El uruguayo de origen chino Leo Long, primer compatriota en alcanzar ambos polos, continúa registrando su experiencia rumbo al Polo Sur. En su nuevo capítulo, relató cómo el viaje previsto para el 20 de noviembre sufrió un cambio abrupto debido al clima extremo en la Antártida.
Originalmente debía partir desde Ciudad del Cabo, donde la empresa operadora Ultima Antarctic Expeditions convocaría a una reunión informativa previa y mantenía abierta la posibilidad de adelantar vuelos por mal tiempo. Por eso había llegado tres noches antes a la ciudad sudafricana.
Con tiempo extra, recorrió desde el Cabo de Buena Esperanza hasta el centro urbano, incluso sobrevolando la ciudad en helicóptero. Aun así, las condiciones lo sorprendieron: la icónica Table Mountain permaneció cerrada por fuertes vientos y solo pudo verla desde lejos.
Pocas horas antes de viajar, llegó la noticia inesperada. La empresa le informó que una tormenta de nieve impedía las operaciones aéreas hacia el continente blanco y que la salida quedaba postergada sin fecha definida. Eso dejó a los viajeros “en suspenso”, según describió.
Ya con los principales atractivos visitados, decidió aprovechar la espera con actividades improvisadas: caminatas en la reserva natural Silvermine, una visita a un centro de entretenimiento en las afueras de la ciudad e incluso un partido de tenis bajo el sol africano. Recién el 22 de noviembre, cuatro días más tarde, recibió la confirmación de que finalmente podía iniciar el trayecto.
En el aeropuerto descubrió el primer rasgo de la excepcionalidad del viaje: la compañía le entregó una tarjeta de embarque sin código de barras, una señal de que no se trataba de un vuelo convencional. El avión asignado era un Iliushin-76, un enorme transporte militar ruso, funcional y rústico, lejos de cualquier estándar comercial.
En la aeronave coincidió con trabajadores de la base científica india en la Antártida, cuyo destino inicial también era Nova Airbase. El interior del avión, según relató, tenía instalaciones antiguas, cables visibles y un baño improvisado, mientras el ruido de los motores obligaba a usar tapones auditivos. Aun así, la curiosidad pudo más: muchos pasajeros caminaron por la cabina y tomaron fotografías durante el vuelo.
Tras cinco horas y media, vivió una experiencia inédita: aterrizar en una pista tallada directamente sobre el hielo, un espacio que no figura en las listas IATA y que solo opera en condiciones muy específicas.
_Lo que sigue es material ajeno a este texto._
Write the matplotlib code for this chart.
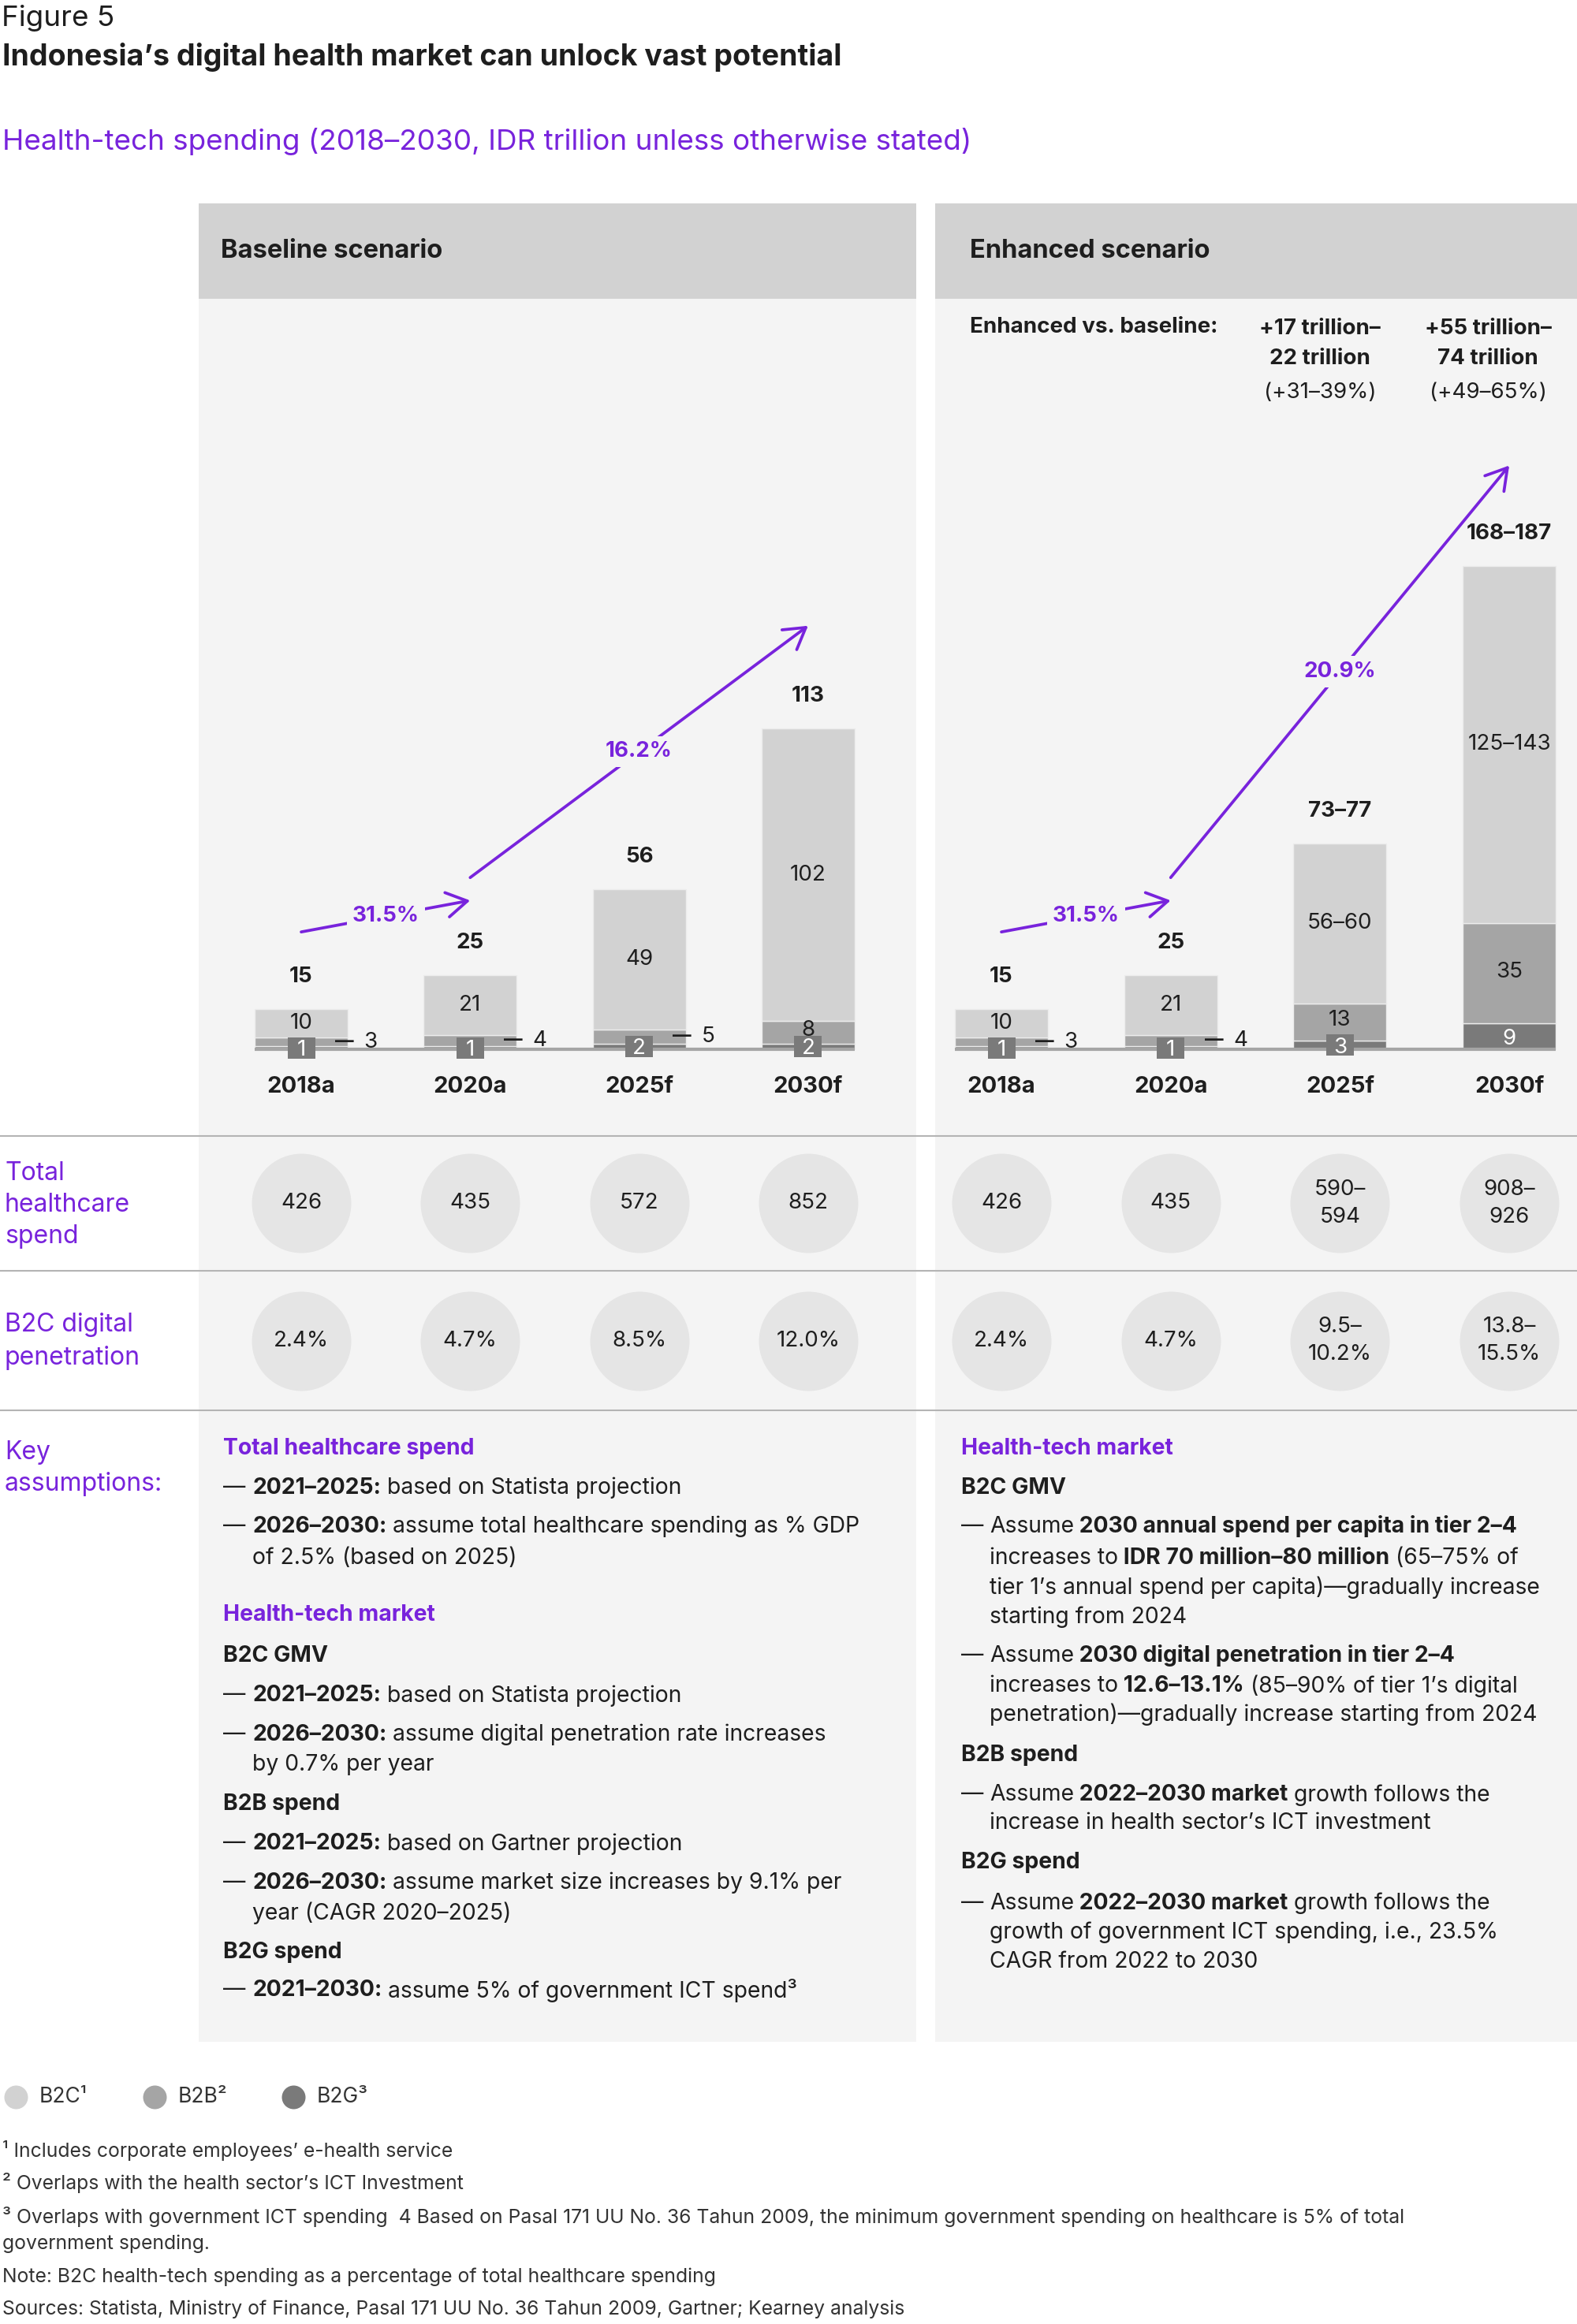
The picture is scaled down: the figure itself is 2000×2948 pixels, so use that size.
import numpy as np
import matplotlib.pyplot as plt
from matplotlib.patches import Rectangle

plt.rcParams['font.family'] = ['Inter', 'DejaVu Sans']

W, H = 2000, 2948
PURPLE = '#7823dc'
INK = '#1e1e1e'
C_B2C, C_B2B, C_B2G = '#d2d2d2', '#a5a5a5', '#7a7a7a'
PANEL = '#f4f4f4'

# ---- data ----
years = ['2018a', '2020a', '2025f', '2030f']

base_b2c = [10, 21, 49, 102]
base_b2b = [3, 4, 5, 8]
base_b2g = [1, 1, 2, 2]
base_total = [15, 25, 56, 113]

enh_b2c_low = [10, 21, 56, 125]
enh_b2c_high = [10, 21, 60, 143]
enh_b2b = [3, 4, 13, 35]
enh_b2g = [1, 1, 3, 9]
enh_total_low = [15, 25, 73, 168]
enh_total_high = [15, 25, 77, 187]

base_cagr = ['31.5%', '16.2%']
enh_cagr = ['31.5%', '20.9%']

base_health_spend = ['426', '435', '572', '852']
enh_health_spend = ['426', '435', '590–\n594', '908–\n926']
base_penetration = ['2.4%', '4.7%', '8.5%', '12.0%']
enh_penetration = ['2.4%', '4.7%', '9.5–\n10.2%', '13.8–\n15.5%']

enh_vs_base = ['+17 trillion–\n22 trillion', '+55 trillion–\n74 trillion']
enh_vs_base_pct = ['(+31–39%)', '(+49–65%)']

# ---- layout (pixels) ----
BASE_Y = 1331       # baseline of bars
PPU = 3.63          # pixels per IDR trillion
BAR_W = 0.55
CHART_TOP, ROW1, ROW2, ROW3 = 379, 1441, 1612, 1789
BODY = 20.4


def rng(lo, hi):
    return str(lo) if lo == hi else f'{lo}–{hi}'


fig = plt.figure(figsize=(W / 100, H / 100), dpi=100)
ov = fig.add_axes([0, 0, 1, 1])
ov.set_xlim(0, W)
ov.set_ylim(H, 0)
ov.axis('off')


def px_axes(x0, y0, x1, y1):
    a = fig.add_axes([x0 / W, 1 - y1 / H, (x1 - x0) / W, (y1 - y0) / H])
    a.axis('off')
    a.patch.set_visible(False)
    return a


# panels
for x0, x1 in [(252, 1162), (1186, 2000)]:
    ov.add_patch(Rectangle((x0, 258), x1 - x0, 2590 - 258, fc=PANEL, ec='none', zorder=0))
    ov.add_patch(Rectangle((x0, 258), x1 - x0, CHART_TOP - 258, fc='#d2d2d2', ec='none', zorder=0))
for y in [ROW1, ROW2, ROW3]:
    ov.plot([0, W], [y, y], color='#b4b4b4', lw=1.5, zorder=1)

ov.text(2, 23, 'Figure 5', fontsize=26.5, color=INK, va='center')
ov.text(3, 72, 'Indonesia’s digital health market can unlock vast potential',
        fontsize=27, fontweight='bold', color=INK, va='center')
ov.text(3, 179, 'Health-tech spending (2018–2030, IDR trillion unless otherwise stated)',
        fontsize=26.5, color=PURPLE, va='center')
ov.text(280, 318, 'Baseline scenario', fontsize=23.5, fontweight='bold', color=INK, va='center')
ov.text(1230, 318, 'Enhanced scenario', fontsize=23.5, fontweight='bold', color=INK, va='center')

ov.text(1230, 415, 'Enhanced vs. baseline:', fontsize=20, fontweight='bold', color=INK, va='center')
for xc, s, p in zip([1674, 1887], enh_vs_base, enh_vs_base_pct):
    ov.text(xc, 436, s, fontsize=20, fontweight='bold', color=INK, ha='center', va='center',
            linespacing=1.6)
    ov.text(xc, 498, p, fontsize=20, color=INK, ha='center', va='center')


def chart(x0, x1, c0, step, b2g, b2b, b2c_lo, b2c_hi, tot_lo, tot_hi, cagr, arrows,
          spend, pen):
    ax = px_axes(x0, CHART_TOP, x1, ROW1)
    ax.set_xlim((x0 - c0) / step, (x1 - c0) / step)
    ax.set_ylim(-(ROW1 - BASE_Y) / PPU, (BASE_Y - CHART_TOP) / PPU)
    x = np.arange(len(years))
    b2g = np.array(b2g)
    b2b = np.array(b2b)
    b2c = np.array(b2c_lo)
    ax.bar(x, b2g, BAR_W, color=C_B2G, ec='#ececec', lw=1, zorder=2)
    ax.bar(x, b2b, BAR_W, bottom=b2g, color=C_B2B, ec='#ececec', lw=1, zorder=2)
    ax.bar(x, b2c, BAR_W, bottom=b2g + b2b, color=C_B2C, ec='#ececec', lw=1, zorder=2)
    ax.plot([-BAR_W / 2, 3 + BAR_W / 2], [0, 0], color='#a5a5a5', lw=3, zorder=3,
            solid_capstyle='butt')
    top = b2g + b2b + b2c
    bw, bh = 35 / step, 27 / PPU   # label box size
    for i in x:
        ax.text(i, b2g[i] + b2b[i] + b2c[i] / 2, rng(b2c_lo[i], b2c_hi[i]), fontsize=20,
                color=INK, ha='center', va='center', zorder=5)
        if b2b[i] >= 8:
            ax.text(i, b2g[i] + b2b[i] / 2 + 0.6, str(b2b[i]), fontsize=20, color=INK,
                    ha='center', va='center', zorder=5)
        else:
            ax.text(i + 0.2, b2g[i] + b2b[i] / 2, '—', fontsize=17, fontweight='bold',
                    color=INK, ha='left', va='center', zorder=5)
            ax.text(i + 0.37, b2g[i] + b2b[i] / 2, str(b2b[i]), fontsize=20, color=INK,
                    ha='left', va='center', zorder=5)
        yc = max(b2g[i] / 2, 0.45)
        if b2g[i] < 6:
            ax.add_patch(Rectangle((i - bw / 2, yc - bh / 2), bw, bh, fc=C_B2G, ec='none',
                                   zorder=4))
        ax.text(i, yc, str(b2g[i]), fontsize=20, color='white',
                ha='center', va='center_baseline', zorder=5)
        ax.text(i, top[i] + 41 / PPU, rng(tot_lo[i], tot_hi[i]), fontsize=20,
                fontweight='bold', color=INK, ha='center', va='center')
        ax.text(i, -47 / PPU, years[i], fontsize=21, fontweight='bold', color=INK,
                ha='center', va='center')
    for (s, e), lab in zip(arrows, cagr):
        ax.annotate('', xy=e, xytext=s,
                    arrowprops=dict(arrowstyle='->,head_length=0.75,head_width=0.45',
                                    color=PURPLE, lw=2.7, shrinkA=0, shrinkB=0,
                                    mutation_scale=25))
        ax.text((s[0] + e[0]) / 2, (s[1] + e[1]) / 2, lab, fontsize=20, fontweight='bold',
                color=PURPLE, ha='center', va='center', zorder=6,
                bbox=dict(boxstyle='square,pad=0.25', fc=PANEL, ec='none'))

    for (ya, yb), vals in [((ROW1, ROW2), spend), ((ROW2, ROW3), pen)]:
        rx = px_axes(x0, ya, x1, yb)
        rx.set_xlim((x0 - c0) / step, (x1 - c0) / step)
        rx.set_ylim(-1, 1)
        rx.scatter(x, np.zeros(len(x)), s=(126 * 0.72) ** 2, color='#e5e5e5', lw=0)
        for i, v in enumerate(vals):
            rx.text(i, 0, v, fontsize=20, color=INK, ha='center', va='center',
                    linespacing=1.45)


chart(252, 1162, 382, 214.3, base_b2g, base_b2b, base_b2c, base_b2c,
      base_total, base_total, base_cagr, [((0, 41), (1, 52)), ((1, 60), (3, 148))],
      base_health_spend, base_penetration)
chart(1186, 2000, 1270, 214.7, enh_b2g, enh_b2b, enh_b2c_low, enh_b2c_high,
      enh_total_low, enh_total_high, enh_cagr, [((0, 41), (1, 52)), ((1, 60), (3, 204))],
      enh_health_spend, enh_penetration)

# row labels
for y, s in [(1488, 'Total'), (1528, 'healthcare'), (1568, 'spend'),
             (1680, 'B2C digital'), (1722, 'penetration'),
             (1842, 'Key'), (1882, 'assumptions:')]:
    ov.text(6, y, s, fontsize=23, color=PURPLE, va='center')

# key assumptions
left_notes = [
    (1837, 'head', [('Total healthcare spend', True)]),
    (1887, 'dash', [('2021–2025:', True), (' based on Statista projection', False)]),
    (1936, 'dash', [('2026–2030:', True), (' assume total healthcare spending as % GDP', False)]),
    (1976, 'cont', [('of 2.5% (based on 2025)', False)]),
    (2049, 'head', [('Health-tech market', True)]),
    (2100, 'sub', [('B2C GMV', True)]),
    (2151, 'dash', [('2021–2025:', True), (' based on Statista projection', False)]),
    (2200, 'dash', [('2026–2030:', True), (' assume digital penetration rate increases', False)]),
    (2239, 'cont', [('by 0.7% per year', False)]),
    (2288, 'sub', [('B2B spend', True)]),
    (2339, 'dash', [('2021–2025:', True), (' based on Gartner projection', False)]),
    (2388, 'dash', [('2026–2030:', True), (' assume market size increases by 9.1% per', False)]),
    (2427, 'cont', [('year (CAGR 2020–2025)', False)]),
    (2476, 'sub', [('B2G spend', True)]),
    (2525, 'dash', [('2021–2030:', True), (' assume 5% of government ICT spend³', False)]),
]
right_notes = [
    (1837, 'head', [('Health-tech market', True)]),
    (1887, 'sub', [('B2C GMV', True)]),
    (1936, 'dash', [('Assume', False), (' 2030 annual spend per capita in tier 2–4', True)]),
    (1976, 'cont', [('increases to', False), (' IDR 70 million–80 million', True), (' (65–75% of', False)]),
    (2014, 'cont', [('tier 1’s annual spend per capita)—gradually increase', False)]),
    (2051, 'cont', [('starting from 2024', False)]),
    (2100, 'dash', [('Assume', False), (' 2030 digital penetration in tier 2–4', True)]),
    (2139, 'cont', [('increases to', False), (' 12.6–13.1%', True), (' (85–90% of tier 1’s digital', False)]),
    (2175, 'cont', [('penetration)—gradually increase starting from 2024', False)]),
    (2226, 'sub', [('B2B spend', True)]),
    (2277, 'dash', [('Assume', False), (' 2022–2030 market', True), (' growth follows the', False)]),
    (2312, 'cont', [('increase in health sector’s ICT investment', False)]),
    (2363, 'sub', [('B2G spend', True)]),
    (2414, 'dash', [('Assume', False), (' 2022–2030 market', True), (' growth follows the', False)]),
    (2451, 'cont', [('growth of government ICT spending, i.e., 23.5%', False)]),
    (2489, 'cont', [('CAGR from 2022 to 2030', False)]),
]

rend = fig.canvas.get_renderer()


def rich(x, y, parts, color=INK, size=BODY):
    for s, b in parts:
        t = ov.text(x, y, s, fontsize=size, fontweight='bold' if b else 'normal',
                    color=color, ha='left', va='center')
        x += t.get_window_extent(rend).width


for notes, x0, xi in [(left_notes, 283, 320), (right_notes, 1219, 1255)]:
    for y, kind, parts in notes:
        if kind == 'head':
            rich(x0, y, parts, color=PURPLE)
        elif kind == 'sub':
            rich(x0, y, parts)
        elif kind == 'dash':
            ov.text(x0, y, '—', fontsize=BODY, color=INK, va='center')
            rich(xi, y, parts)
        else:
            rich(xi, y, parts)

# legend
for xc, col, lab in [(20, C_B2C, 'B2C¹'), (196, C_B2B, 'B2B²'), (372, C_B2G, 'B2G³')]:
    ov.scatter([xc], [2660], s=(30 * 0.72) ** 2, color=col, lw=0)
    ov.text(xc + 30, 2660, lab, fontsize=19, color='#333333', va='center')

foot = [
    (2728, '¹ Includes corporate employees’ e-health service'),
    (2769, '² Overlaps with the health sector’s ICT Investment'),
    (2812, '³ Overlaps with government ICT spending  4 Based on Pasal 171 UU No. 36 Tahun 2009, '
           'the minimum government spending on healthcare is 5% of total'),
    (2846, 'government spending.'),
    (2888, 'Note: B2C health-tech spending as a percentage of total healthcare spending'),
    (2929, 'Sources: Statista, Ministry of Finance, Pasal 171 UU No. 36 Tahun 2009, Gartner; '
           'Kearney analysis'),
]
for y, s in foot:
    ov.text(3, y, s, fontsize=17.8, color='#333333', va='center')

fig.savefig('out.png', dpi=100, facecolor='white')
Allí lo esperaban tres guías especializados —dos argentinos y un chino— que lo acompañarían hasta el campamento ubicado a 30 kilómetros.
El paisaje, contó, engaña. La pureza del aire comprime las distancias y hace que las montañas parezcan más cercanas de lo que realmente están. Uno de los guías, Angel, es montañista profesional y dos veces ascensionista del Everest. Al consultarle si, tras visitar ambos polos, debería buscar el “tercer extremo”, el argentino lo desalentó: solo un tercio de quienes intentan escalar la cumbre lo logra y la exigencia física y mental “es brutal”.
El campamento al que llegaron destaca por su comodidad insólita para el entorno antártico. Pequeñas cabañas de madera calefaccionadas, baños completos, sala común, y hasta un sauna, todo transportado desde Sudáfrica por vía aérea. Leo se alojó en la cabaña número 2, mientras que la número 1 funciona como comedor.
Tras la charla de bienvenida, ascendió con los guías una colina cercana desde donde se veía la inmensidad del hielo. Allí, por primera vez, sintió que realmente estaba “en el fin del mundo”. De vuelta en el campamento, cenó su primera comida en la Antártida: todo lo que consumen debe ser trasladado desde Sudáfrica, y el agua se obtiene derritiendo nieve. Por normas ambientales, incluso las aguas servidas deben ser recolectadas y enviadas de regreso.